■ **Given data**
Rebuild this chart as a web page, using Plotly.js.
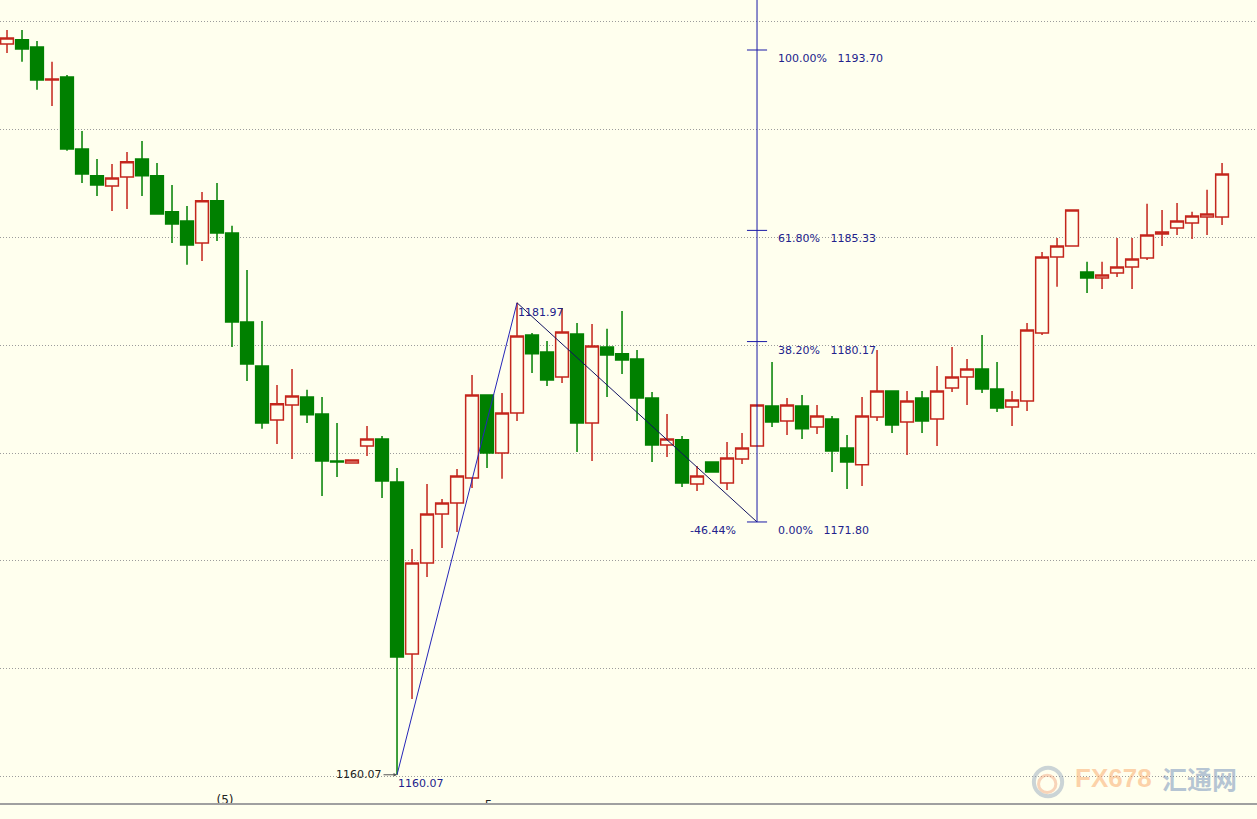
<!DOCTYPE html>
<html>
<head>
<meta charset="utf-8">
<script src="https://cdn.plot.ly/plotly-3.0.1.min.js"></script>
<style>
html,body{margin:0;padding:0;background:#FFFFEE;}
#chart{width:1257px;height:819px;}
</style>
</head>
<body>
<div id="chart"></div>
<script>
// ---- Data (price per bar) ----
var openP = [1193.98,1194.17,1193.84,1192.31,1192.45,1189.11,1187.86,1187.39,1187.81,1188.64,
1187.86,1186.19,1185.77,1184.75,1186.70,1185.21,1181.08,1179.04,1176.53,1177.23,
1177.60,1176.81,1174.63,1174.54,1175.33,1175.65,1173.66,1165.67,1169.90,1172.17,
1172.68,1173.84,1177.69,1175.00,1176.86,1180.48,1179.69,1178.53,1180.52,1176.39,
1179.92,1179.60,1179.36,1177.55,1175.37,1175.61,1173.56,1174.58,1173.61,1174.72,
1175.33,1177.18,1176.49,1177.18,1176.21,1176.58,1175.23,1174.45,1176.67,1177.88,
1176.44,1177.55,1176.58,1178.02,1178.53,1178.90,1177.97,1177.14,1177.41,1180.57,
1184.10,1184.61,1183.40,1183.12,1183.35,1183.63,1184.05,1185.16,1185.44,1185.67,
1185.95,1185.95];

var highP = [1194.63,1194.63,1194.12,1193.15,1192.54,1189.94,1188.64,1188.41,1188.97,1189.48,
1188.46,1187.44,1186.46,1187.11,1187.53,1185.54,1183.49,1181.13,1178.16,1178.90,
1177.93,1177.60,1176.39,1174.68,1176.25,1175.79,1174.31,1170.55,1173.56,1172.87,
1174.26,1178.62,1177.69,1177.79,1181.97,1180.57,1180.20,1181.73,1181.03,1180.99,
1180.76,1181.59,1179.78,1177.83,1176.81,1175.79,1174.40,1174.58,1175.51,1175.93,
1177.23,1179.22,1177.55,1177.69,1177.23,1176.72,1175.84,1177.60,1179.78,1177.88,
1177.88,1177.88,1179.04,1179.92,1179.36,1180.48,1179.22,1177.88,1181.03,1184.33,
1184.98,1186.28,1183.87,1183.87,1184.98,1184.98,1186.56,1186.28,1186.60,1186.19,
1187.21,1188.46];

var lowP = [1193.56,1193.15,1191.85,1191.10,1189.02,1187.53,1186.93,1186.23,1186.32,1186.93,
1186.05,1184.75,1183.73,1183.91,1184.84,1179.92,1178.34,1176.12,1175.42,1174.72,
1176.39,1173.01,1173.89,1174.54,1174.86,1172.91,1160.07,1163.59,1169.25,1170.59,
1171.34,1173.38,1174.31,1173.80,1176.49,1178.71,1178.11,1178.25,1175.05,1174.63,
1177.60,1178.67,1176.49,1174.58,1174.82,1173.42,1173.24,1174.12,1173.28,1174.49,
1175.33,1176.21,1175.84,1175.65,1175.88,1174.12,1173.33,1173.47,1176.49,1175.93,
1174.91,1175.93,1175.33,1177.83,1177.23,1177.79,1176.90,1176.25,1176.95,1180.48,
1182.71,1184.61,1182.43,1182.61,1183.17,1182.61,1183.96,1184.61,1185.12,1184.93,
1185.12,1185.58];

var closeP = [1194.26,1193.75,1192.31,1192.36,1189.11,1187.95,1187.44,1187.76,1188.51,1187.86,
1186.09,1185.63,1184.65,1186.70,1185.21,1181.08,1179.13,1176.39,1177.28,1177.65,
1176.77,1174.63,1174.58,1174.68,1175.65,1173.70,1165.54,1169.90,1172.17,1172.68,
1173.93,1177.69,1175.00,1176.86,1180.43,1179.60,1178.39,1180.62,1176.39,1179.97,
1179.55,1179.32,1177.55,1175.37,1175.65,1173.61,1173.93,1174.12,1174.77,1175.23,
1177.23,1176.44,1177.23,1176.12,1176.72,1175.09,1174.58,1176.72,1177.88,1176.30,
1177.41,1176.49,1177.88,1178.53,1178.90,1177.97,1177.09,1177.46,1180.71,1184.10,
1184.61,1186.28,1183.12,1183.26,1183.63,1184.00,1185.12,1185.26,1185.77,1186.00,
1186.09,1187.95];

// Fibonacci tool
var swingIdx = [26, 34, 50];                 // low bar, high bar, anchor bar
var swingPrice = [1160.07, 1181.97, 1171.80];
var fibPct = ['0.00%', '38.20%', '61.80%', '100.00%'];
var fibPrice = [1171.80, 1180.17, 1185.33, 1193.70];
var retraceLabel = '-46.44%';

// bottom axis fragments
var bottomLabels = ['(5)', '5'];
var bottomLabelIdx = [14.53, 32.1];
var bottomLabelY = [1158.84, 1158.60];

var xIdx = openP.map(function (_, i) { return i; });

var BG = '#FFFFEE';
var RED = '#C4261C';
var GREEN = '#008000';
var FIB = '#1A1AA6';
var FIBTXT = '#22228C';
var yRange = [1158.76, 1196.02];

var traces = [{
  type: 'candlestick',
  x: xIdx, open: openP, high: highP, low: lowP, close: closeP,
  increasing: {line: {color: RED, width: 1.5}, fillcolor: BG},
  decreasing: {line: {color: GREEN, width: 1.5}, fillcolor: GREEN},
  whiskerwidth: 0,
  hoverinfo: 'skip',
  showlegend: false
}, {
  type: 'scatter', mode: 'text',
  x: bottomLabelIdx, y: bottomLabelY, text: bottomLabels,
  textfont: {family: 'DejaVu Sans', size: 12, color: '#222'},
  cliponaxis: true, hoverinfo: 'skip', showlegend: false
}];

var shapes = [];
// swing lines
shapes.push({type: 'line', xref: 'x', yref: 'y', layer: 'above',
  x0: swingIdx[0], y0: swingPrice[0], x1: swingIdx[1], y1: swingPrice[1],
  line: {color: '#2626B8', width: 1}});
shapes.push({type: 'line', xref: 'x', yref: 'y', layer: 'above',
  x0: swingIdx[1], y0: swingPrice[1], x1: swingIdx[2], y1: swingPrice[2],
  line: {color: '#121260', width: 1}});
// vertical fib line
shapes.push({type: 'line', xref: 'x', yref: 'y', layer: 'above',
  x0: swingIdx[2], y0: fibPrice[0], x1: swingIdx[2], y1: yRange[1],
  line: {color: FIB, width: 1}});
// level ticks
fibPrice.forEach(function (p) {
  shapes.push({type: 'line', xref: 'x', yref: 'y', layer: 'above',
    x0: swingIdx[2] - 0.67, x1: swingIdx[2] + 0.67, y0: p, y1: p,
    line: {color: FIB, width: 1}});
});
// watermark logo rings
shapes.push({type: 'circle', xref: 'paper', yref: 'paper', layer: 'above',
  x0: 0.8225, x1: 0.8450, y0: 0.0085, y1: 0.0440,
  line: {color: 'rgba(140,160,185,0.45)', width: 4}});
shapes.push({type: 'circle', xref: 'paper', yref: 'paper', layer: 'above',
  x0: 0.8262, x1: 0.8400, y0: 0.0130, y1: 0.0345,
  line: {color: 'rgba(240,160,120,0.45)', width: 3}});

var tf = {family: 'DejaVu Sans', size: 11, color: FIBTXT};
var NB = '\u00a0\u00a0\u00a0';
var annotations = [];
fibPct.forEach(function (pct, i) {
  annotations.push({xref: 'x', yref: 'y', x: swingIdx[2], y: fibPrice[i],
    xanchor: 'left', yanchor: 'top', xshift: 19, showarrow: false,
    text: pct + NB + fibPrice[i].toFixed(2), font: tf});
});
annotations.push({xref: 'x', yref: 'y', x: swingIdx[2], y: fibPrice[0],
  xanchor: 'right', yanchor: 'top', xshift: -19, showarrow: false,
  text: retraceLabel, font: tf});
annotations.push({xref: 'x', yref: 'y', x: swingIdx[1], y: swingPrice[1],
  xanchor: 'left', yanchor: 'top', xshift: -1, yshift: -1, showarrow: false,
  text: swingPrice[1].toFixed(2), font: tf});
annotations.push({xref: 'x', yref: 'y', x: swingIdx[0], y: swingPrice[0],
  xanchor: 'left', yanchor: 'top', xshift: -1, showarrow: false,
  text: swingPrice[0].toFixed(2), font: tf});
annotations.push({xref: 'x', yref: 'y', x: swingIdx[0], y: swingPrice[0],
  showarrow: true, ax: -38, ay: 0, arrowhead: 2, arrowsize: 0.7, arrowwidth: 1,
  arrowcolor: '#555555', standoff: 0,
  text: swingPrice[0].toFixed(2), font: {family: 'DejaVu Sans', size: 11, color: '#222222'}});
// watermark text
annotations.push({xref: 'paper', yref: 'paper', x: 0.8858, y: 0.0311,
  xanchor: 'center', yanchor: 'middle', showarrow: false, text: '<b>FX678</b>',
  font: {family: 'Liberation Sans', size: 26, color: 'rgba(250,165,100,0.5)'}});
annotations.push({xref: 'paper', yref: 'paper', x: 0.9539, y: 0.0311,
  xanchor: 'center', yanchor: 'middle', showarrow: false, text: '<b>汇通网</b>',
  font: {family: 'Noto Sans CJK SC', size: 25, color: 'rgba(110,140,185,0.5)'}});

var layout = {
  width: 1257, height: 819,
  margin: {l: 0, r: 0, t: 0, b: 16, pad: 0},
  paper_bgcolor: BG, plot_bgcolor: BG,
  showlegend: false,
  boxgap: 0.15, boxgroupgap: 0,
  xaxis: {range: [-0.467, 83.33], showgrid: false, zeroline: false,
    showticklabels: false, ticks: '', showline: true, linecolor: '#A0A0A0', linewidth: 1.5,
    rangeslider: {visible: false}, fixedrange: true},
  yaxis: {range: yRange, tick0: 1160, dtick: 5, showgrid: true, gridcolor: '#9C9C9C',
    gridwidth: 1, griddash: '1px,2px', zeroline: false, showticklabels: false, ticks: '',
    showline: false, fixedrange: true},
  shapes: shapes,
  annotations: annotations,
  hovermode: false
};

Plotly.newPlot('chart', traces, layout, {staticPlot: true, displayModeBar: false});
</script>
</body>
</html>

■ **What to produce**
Look through the listing above and count the lines where the string "chart" appears. Report the number only.

■ **Finished task**
4